__Given exercise__.
Starting from the top of the material, restate each line exactly until the line that contains "transmission S21 in dB", which is also copied. Pictures are excluded.

-- Begin Recorded information --

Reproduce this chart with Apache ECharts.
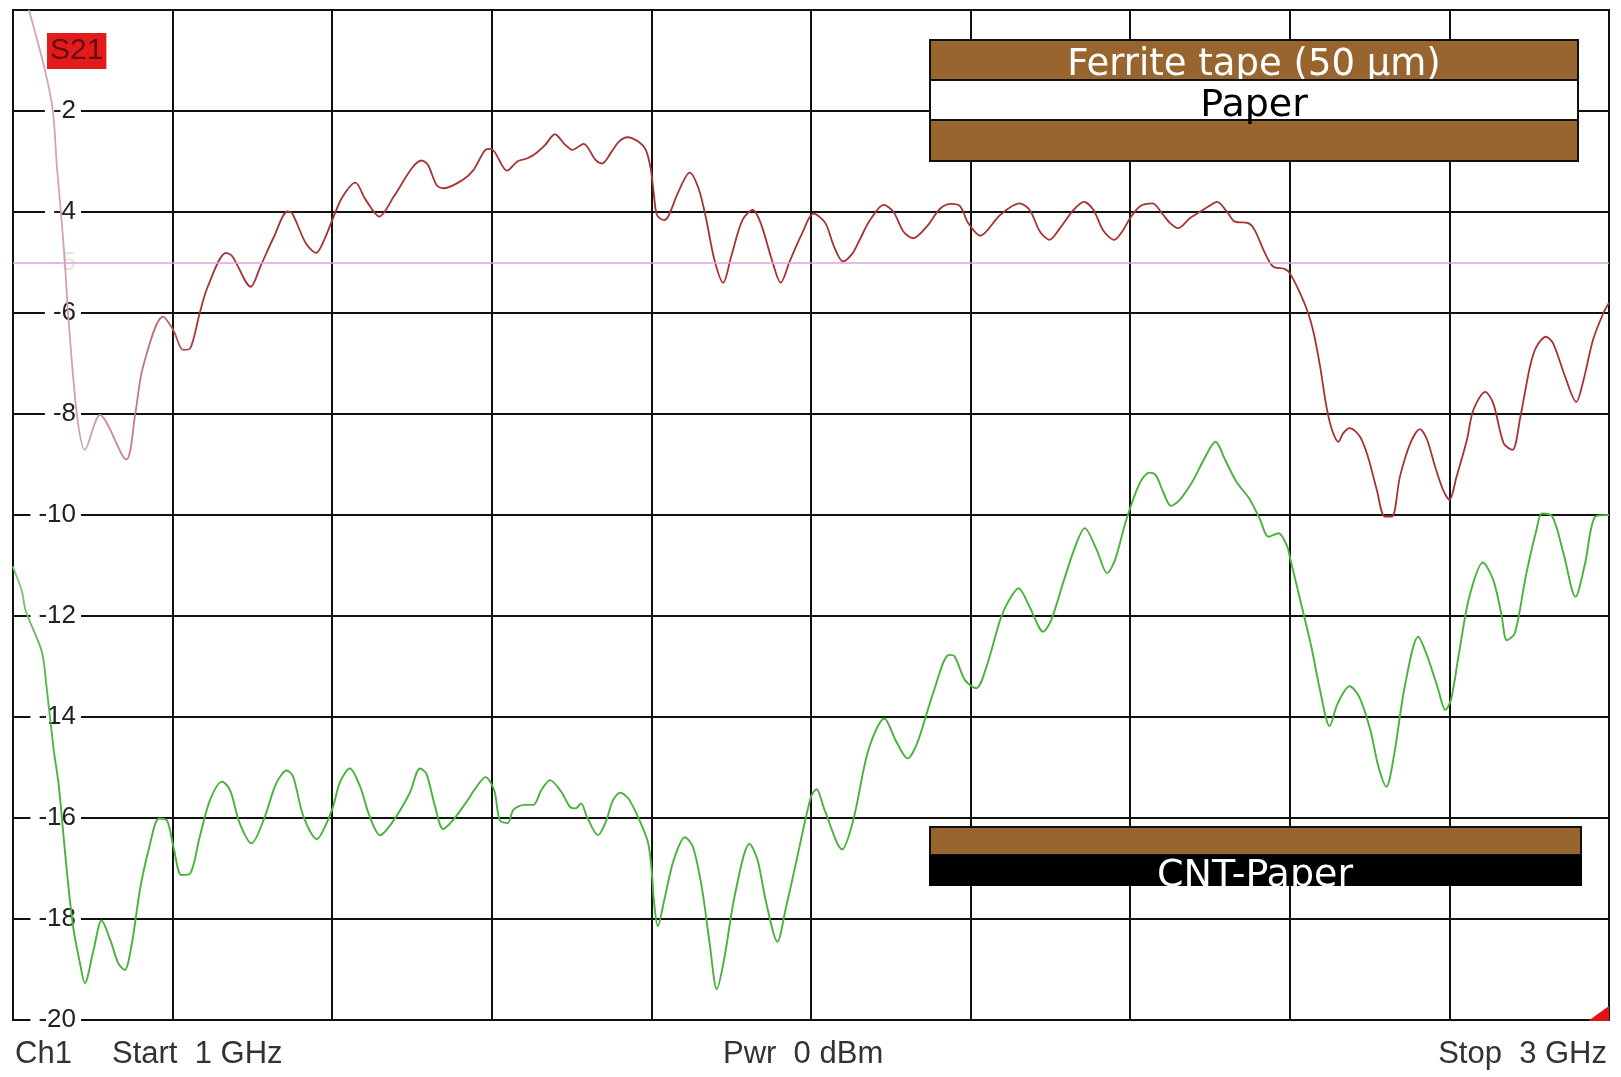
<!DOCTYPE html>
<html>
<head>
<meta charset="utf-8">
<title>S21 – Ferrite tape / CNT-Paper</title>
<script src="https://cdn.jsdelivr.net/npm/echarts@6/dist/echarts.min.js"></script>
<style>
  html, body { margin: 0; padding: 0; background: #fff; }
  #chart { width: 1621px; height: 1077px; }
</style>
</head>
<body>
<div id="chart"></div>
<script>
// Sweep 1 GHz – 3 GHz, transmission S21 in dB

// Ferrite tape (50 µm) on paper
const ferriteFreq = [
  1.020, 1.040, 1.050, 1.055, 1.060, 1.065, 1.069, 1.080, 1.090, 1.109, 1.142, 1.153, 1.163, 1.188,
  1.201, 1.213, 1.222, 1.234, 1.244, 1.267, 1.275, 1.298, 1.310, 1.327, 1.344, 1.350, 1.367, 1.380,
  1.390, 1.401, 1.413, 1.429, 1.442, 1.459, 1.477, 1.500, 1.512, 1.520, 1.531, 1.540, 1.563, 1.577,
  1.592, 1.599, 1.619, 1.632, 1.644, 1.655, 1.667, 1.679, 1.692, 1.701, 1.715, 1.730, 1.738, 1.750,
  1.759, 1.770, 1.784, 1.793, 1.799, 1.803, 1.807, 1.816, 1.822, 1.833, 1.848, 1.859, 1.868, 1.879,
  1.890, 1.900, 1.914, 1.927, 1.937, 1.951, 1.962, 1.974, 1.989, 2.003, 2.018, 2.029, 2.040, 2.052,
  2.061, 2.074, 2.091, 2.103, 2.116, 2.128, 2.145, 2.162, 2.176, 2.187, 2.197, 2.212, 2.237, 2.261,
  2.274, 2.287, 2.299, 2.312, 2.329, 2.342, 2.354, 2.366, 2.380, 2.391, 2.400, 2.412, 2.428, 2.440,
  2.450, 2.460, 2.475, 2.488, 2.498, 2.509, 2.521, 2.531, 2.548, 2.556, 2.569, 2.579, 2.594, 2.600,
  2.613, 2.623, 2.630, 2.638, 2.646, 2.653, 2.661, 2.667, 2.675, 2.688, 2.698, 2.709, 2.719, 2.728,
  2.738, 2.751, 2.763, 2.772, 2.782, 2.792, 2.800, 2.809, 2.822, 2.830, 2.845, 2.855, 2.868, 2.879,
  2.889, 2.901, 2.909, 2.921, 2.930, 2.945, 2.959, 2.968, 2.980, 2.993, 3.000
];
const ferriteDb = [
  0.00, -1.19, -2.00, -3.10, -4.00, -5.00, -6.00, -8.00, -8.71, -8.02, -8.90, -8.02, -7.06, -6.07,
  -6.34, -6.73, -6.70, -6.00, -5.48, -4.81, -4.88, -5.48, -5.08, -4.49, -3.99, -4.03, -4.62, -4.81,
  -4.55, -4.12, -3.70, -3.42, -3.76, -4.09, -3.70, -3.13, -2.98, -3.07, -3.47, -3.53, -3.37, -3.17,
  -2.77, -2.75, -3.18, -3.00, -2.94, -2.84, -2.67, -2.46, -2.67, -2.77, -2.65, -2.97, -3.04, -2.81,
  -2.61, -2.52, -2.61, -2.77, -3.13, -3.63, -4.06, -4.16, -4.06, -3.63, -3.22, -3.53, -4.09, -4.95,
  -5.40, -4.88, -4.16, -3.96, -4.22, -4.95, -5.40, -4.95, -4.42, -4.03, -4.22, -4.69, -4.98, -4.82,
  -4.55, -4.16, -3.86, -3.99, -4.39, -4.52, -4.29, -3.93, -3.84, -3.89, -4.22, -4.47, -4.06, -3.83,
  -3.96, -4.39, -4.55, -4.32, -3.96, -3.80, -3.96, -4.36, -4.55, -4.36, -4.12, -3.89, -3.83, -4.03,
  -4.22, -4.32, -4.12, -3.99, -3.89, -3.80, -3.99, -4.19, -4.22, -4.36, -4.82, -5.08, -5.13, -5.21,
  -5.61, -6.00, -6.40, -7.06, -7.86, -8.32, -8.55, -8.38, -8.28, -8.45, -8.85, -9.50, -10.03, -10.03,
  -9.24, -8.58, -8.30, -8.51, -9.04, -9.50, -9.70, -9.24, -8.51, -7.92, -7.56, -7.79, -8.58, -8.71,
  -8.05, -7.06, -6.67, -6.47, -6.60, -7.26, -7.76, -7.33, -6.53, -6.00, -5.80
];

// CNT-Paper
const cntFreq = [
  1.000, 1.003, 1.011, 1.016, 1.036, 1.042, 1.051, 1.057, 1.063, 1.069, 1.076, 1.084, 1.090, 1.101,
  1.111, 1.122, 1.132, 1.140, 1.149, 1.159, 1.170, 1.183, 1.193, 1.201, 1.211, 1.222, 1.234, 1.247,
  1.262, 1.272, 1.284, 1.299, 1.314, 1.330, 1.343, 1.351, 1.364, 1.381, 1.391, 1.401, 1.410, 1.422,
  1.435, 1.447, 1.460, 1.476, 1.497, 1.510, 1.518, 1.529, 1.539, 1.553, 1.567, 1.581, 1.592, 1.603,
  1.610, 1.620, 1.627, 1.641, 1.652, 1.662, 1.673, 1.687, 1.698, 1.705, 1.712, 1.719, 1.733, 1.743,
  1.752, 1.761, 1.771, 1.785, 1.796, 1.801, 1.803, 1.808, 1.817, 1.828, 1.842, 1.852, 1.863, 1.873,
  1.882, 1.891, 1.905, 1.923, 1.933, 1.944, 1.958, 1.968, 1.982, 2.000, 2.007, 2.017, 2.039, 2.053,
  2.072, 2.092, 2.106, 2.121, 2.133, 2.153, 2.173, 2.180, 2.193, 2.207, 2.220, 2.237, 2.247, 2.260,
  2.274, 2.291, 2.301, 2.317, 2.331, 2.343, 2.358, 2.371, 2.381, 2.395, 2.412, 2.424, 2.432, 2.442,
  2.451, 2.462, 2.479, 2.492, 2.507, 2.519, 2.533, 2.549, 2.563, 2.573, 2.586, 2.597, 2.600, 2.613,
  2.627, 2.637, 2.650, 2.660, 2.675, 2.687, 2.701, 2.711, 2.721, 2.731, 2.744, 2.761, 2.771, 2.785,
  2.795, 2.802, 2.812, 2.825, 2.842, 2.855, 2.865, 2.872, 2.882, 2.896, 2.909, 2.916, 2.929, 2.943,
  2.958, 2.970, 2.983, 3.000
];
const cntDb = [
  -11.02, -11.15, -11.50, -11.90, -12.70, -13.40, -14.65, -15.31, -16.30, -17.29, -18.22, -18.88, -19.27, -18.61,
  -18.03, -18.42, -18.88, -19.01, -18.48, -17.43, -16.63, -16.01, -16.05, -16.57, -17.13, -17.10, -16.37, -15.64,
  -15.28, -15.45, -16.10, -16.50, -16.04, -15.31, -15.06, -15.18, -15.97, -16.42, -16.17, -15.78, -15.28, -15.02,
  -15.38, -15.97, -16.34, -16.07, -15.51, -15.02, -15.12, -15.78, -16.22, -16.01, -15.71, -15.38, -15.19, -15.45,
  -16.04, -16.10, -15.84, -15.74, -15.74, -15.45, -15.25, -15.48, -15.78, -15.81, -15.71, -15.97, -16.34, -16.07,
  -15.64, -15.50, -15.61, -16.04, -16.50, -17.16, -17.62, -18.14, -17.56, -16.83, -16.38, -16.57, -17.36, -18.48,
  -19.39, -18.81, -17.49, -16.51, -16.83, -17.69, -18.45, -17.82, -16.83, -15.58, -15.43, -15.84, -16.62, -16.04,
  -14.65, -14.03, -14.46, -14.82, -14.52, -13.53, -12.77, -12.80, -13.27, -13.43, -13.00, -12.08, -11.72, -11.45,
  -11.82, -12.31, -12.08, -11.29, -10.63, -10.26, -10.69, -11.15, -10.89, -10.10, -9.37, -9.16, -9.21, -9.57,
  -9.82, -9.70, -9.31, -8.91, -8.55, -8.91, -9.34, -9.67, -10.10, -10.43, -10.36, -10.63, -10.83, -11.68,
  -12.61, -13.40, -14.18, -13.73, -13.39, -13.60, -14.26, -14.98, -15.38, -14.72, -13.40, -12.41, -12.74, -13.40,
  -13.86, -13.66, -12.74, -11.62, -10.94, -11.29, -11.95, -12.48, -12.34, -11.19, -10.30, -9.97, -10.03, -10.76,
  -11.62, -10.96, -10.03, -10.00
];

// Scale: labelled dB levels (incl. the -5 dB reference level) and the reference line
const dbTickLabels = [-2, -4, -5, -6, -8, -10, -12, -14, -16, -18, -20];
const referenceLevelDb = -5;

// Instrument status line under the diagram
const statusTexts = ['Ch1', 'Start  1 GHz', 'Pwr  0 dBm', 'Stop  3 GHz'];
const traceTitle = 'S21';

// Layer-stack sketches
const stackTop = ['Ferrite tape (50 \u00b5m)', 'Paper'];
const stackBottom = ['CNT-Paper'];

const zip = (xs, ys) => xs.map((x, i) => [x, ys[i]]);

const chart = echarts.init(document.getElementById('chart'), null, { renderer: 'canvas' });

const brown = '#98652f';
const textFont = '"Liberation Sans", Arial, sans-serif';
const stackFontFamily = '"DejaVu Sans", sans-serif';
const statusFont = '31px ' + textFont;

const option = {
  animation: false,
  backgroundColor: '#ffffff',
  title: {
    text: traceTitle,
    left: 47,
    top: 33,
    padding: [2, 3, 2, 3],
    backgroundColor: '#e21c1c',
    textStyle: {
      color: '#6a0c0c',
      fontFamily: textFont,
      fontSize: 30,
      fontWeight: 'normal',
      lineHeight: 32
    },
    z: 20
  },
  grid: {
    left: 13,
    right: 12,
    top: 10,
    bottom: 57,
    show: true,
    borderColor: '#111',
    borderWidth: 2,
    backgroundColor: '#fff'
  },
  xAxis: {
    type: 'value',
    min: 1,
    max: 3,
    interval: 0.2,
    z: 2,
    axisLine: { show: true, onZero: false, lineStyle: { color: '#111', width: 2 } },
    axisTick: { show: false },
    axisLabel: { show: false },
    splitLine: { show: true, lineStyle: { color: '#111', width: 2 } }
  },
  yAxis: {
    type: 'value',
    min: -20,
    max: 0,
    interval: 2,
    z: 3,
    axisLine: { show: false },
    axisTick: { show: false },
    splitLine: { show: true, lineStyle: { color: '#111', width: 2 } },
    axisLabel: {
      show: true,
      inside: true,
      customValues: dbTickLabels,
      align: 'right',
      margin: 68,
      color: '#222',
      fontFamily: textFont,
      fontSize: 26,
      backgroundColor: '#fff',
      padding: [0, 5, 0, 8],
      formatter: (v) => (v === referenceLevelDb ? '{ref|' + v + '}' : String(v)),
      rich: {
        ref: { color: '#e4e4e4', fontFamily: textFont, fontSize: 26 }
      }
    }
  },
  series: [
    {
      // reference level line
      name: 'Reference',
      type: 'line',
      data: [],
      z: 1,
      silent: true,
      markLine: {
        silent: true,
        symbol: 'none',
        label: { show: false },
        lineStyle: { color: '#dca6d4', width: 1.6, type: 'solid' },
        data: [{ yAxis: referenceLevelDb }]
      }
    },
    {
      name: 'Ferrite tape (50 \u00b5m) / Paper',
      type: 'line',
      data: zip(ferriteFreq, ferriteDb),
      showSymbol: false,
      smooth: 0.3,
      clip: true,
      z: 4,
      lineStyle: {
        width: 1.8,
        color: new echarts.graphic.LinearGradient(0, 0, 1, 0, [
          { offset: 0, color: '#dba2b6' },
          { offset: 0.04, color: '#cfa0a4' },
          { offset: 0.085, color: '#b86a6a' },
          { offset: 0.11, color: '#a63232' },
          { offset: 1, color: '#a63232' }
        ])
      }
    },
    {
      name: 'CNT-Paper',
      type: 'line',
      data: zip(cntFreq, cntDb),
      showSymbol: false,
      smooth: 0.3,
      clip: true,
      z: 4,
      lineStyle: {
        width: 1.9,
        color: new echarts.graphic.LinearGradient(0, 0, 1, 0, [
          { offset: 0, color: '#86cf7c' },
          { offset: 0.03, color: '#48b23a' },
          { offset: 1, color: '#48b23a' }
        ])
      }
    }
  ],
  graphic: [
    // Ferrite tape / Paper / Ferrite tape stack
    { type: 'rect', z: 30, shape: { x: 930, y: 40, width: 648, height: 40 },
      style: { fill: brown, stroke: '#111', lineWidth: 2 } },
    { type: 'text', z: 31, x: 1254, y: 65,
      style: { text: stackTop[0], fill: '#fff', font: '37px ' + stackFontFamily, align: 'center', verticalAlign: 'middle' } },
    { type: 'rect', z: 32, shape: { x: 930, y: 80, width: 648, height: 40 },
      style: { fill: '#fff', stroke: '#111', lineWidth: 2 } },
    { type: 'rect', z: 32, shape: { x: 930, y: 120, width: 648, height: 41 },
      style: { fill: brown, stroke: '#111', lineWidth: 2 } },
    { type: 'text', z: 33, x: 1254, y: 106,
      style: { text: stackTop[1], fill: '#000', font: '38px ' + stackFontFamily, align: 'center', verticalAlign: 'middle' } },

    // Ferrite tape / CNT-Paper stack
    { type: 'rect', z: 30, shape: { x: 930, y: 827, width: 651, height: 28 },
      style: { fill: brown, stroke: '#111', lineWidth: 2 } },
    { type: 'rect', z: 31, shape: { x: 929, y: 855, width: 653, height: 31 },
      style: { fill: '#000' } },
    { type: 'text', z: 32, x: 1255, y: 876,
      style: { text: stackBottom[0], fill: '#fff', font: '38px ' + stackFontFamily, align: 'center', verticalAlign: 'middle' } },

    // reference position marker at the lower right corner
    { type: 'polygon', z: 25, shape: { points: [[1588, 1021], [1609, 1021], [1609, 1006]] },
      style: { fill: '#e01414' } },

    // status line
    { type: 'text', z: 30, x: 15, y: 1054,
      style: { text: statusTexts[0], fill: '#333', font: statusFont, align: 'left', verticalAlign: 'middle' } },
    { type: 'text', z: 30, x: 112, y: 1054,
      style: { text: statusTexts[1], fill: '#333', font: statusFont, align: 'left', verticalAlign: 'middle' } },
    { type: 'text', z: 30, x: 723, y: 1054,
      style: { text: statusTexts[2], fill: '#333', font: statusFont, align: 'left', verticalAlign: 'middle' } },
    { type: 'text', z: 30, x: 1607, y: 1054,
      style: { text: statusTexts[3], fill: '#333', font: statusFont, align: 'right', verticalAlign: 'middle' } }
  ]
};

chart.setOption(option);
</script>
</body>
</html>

-- End Recorded information --

__Written answer__.
Reproduce this chart with Apache ECharts.
<!DOCTYPE html>
<html>
<head>
<meta charset="utf-8">
<title>S21 – Ferrite tape / CNT-Paper</title>
<script src="https://cdn.jsdelivr.net/npm/echarts@6/dist/echarts.min.js"></script>
<style>
  html, body { margin: 0; padding: 0; background: #fff; }
  #chart { width: 1621px; height: 1077px; }
</style>
</head>
<body>
<div id="chart"></div>
<script>
// Sweep 1 GHz – 3 GHz, transmission S21 in dB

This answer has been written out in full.